Personal Autonomy Is Evaporating. Should We Care?

Illustration: “Just what do you think you’re doing, Dave?” Left, the all-knowing computer HAL-9000 from 2001: A Space Odyssey; Right, a Nest thermostat. From the Facebook page “Nest Thermostat vs Hal 9000.”
Once upon a time, a car was an industrial machine you climbed in and drove around.

Today, it’s also a tracking and nudging machine that second-guesses you for your own good. It reminds you to fasten your seat belt and makes sure you don’t lock yourself out, and it contains a “black box,” much like a jetliner’s, that records direction, speed, seatbelt position and other details. Soon, cars will go beyond giving advice, and drive themselves (already legal in three states). Eventually they will be so good at driving that (as Gary Marcus has noted) it will be illegal and immoral for you to take the wheel. Meanwhile the “Internet of Things” will have knitted that future car into a network of other devices and apps—the retailers that sell you stuff, the house whose thermostats, smoke detectors and appliances know you inside and out. (That’s the “conscious home” that Nest is working toward, as its founder wrote Monday in a post on the startup’s acquisition by Google.)

Personal tech is just the shiny edge of a broader change. We are heading quickly toward an “Other Knows Best” world, in which everything and everybody second-guesses you for your own good. That may be a world of easier shopping and friction-free government, better health and safer lives (thank you, surveillance cameras). It will certainly be a world of sharply reduced personal autonomy.

Autonomy is often described as personal self-government, or “the condition of being self-directed,” as the philosopher Marina Oshana has put it. But after your car drives itself, your refrigerator tracks the milk and egg supply, City Hall imperceptibly nudges you towards the “right choice,” your favorite stores tell you what you want to buy, and you have outsourced your willpower to apps and wearable gadgets that tell you to eat salad and go to the gym—what is left for you to direct? The scope of self-government is shrinking, and that is going to alter people’s relationship with the state, with business, and with each other.

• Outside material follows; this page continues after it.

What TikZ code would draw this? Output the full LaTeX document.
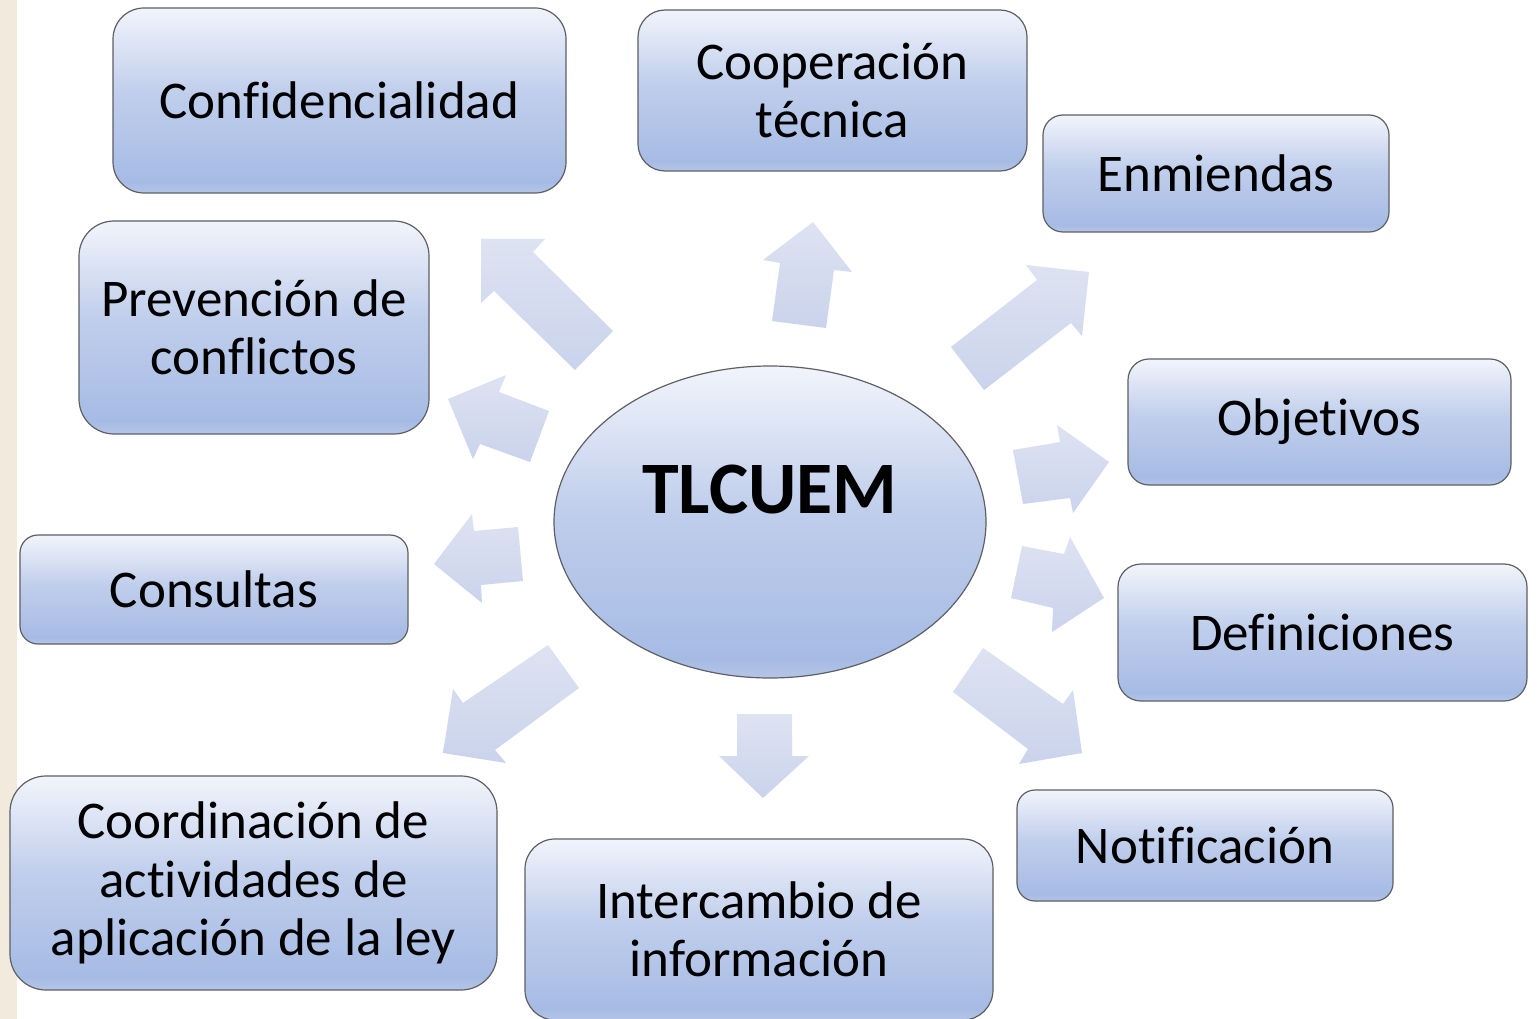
\documentclass[tikz,border=0pt]{standalone}
\usepackage{fontspec}
\setmainfont{Carlito}[Ligatures=NoCommon]
\usetikzlibrary{shapes.geometric}
\definecolor{shA}{RGB}{181,197,231}
\definecolor{shB}{RGB}{166,187,228}
\definecolor{shC}{RGB}{192,206,236}
\definecolor{shD}{RGB}{241,244,251}
\definecolor{boxline}{RGB}{95,95,100}
\definecolor{arrtop}{RGB}{222,227,242}
\definecolor{arrbot}{RGB}{202,211,236}
\definecolor{beige}{RGB}{241,234,221}
\pgfdeclareverticalshading{boxshade}{100bp}{color(0bp)=(shA); color(25bp)=(shA); color(28bp)=(shB); color(52bp)=(shC); color(75bp)=(shD); color(100bp)=(shD)}
\tikzset{
  box/.style={draw=boxline, line width=1.2pt, shading=boxshade, align=center,
    font=\fontsize{53}{58.5}\selectfont, inner sep=0pt},
  blockarrow/.style={top color=arrtop, bottom color=arrbot, draw=none}
}
\begin{document}
\begin{tikzpicture}[x=1pt,y=-1pt]
\useasboundingbox (0,0) rectangle (1537,1019);
\fill[white] (0,0) rectangle (1537,1019);
\fill[beige] (0,0) rectangle (17,1019);

% block arrows
\path[blockarrow] (481,239) -- (545,239) -- (533,252) -- (613,331) -- (575,370) -- (494,291) -- (481,303) -- cycle;
\path[blockarrow] (813,222) -- (852,272) -- (834,270) -- (826,328) -- (772,321) -- (780,263) -- (763,260) -- cycle;
\path[blockarrow] (1089,272) -- (1082,336) -- (1071,323) -- (984,390) -- (951,347) -- (1037,280) -- (1026,265) -- cycle;
\path[blockarrow] (448,399) -- (506,375) -- (499,392) -- (549,411) -- (530,462) -- (480,444) -- (473,459) -- cycle;
\path[blockarrow] (434,564) -- (472,514) -- (474,531) -- (518,527) -- (523,581) -- (481,585) -- (482,603) -- cycle;
\path[blockarrow] (1109,462) -- (1073,513) -- (1070,498) -- (1023,504) -- (1013,450) -- (1060,442) -- (1057,425) -- cycle;
\path[blockarrow] (1104,598) -- (1052,632) -- (1053,608) -- (1011,598) -- (1022,546) -- (1064,554) -- (1070,537) -- cycle;
\path[blockarrow] (443,753) -- (453,689) -- (463,703) -- (548,645) -- (579,688) -- (495,750) -- (506,763) -- cycle;
\path[blockarrow] (763,798) -- (719,756) -- (737,756) -- (737,714) -- (792,714) -- (792,756) -- (809,756) -- cycle;
\path[blockarrow] (1082,753) -- (1019,764) -- (1028,749) -- (953,692) -- (983,648) -- (1063,704) -- (1073,690) -- cycle;

% centre
\node (tlc) [ellipse, draw=boxline, line width=1.2pt, shading=boxshade, minimum width=432pt, minimum height=312pt, inner sep=0pt] at (770,522) {};
\node (tlclabel) at (770,490) {\fontsize{74}{80}\selectfont\bfseries TLCUEM};

% boxes
\node (conf) [box, minimum width=453pt, minimum height=185pt, rounded corners=31pt] at (339.5,100.5) {Confidencialidad};
\node (coop) [box, minimum width=389pt, minimum height=161pt, rounded corners=27pt] at (832.5,90.5) {Cooperación\\técnica};
\node (enm) [box, minimum width=346pt, minimum height=117pt, rounded corners=20pt] at (1216,173.5) {Enmiendas};
\node (prev) [box, minimum width=350pt, minimum height=213pt, rounded corners=35pt] at (254,327.5) {Prevención de\\conflictos};
\node (obj) [box, minimum width=383pt, minimum height=126pt, rounded corners=21pt] at (1319.5,422) {Objetivos};
\node (defi) [box, minimum width=409pt, minimum height=137pt, rounded corners=23pt] at (1322.5,632.5) {Definiciones};
\node (cons) [box, minimum width=388pt, minimum height=109pt, rounded corners=18pt] at (214,589.5) {Consultas};
\node (coord) [box, minimum width=487pt, minimum height=214pt, rounded corners=36pt] at (253.5,883) {Coordinación de\\actividades de\\aplicación de la ley};
\node (inter) [box, minimum width=468pt, minimum height=181pt, rounded corners=30pt] at (759,929.5) {Intercambio de\\información};
\node (notif) [box, minimum width=376pt, minimum height=111pt, rounded corners=18pt] at (1205,845.5) {Notificación};
\end{tikzpicture}
\end{document}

Already, businesses, with more knowledge about you on their servers than could ever fit in your own head, are using that data to figure out what you might buy before you think about it. And those businesses also have a bead on your innate biases and predilections—those habits of thought and action that you can’t help—which they’ll use, again, to get you to spend (as a consumer) and to cooperate (as an employee). Because we’re greatly influenced by other people in our social networks, for example, Facebook may make sure you know that a pal of yours likes a restaurant’s FB page, oruse your photo in an ad displayed to one of your friends. Because we can be motivated by reactions we aren’t aware of, Campbell’s soup included biometric measurements of consumers in its research for a label re-design.

And the “Other Knows Best” world is also, of course, a place where government uses the same techniques as business to get you to save water, recycle, pay your taxes on time and engage in other “pro-social” behaviors with less pain to you and less cost to the authorities. That’s the promise (or peril, if you prefer) of the boom in “nudge”- type regulations.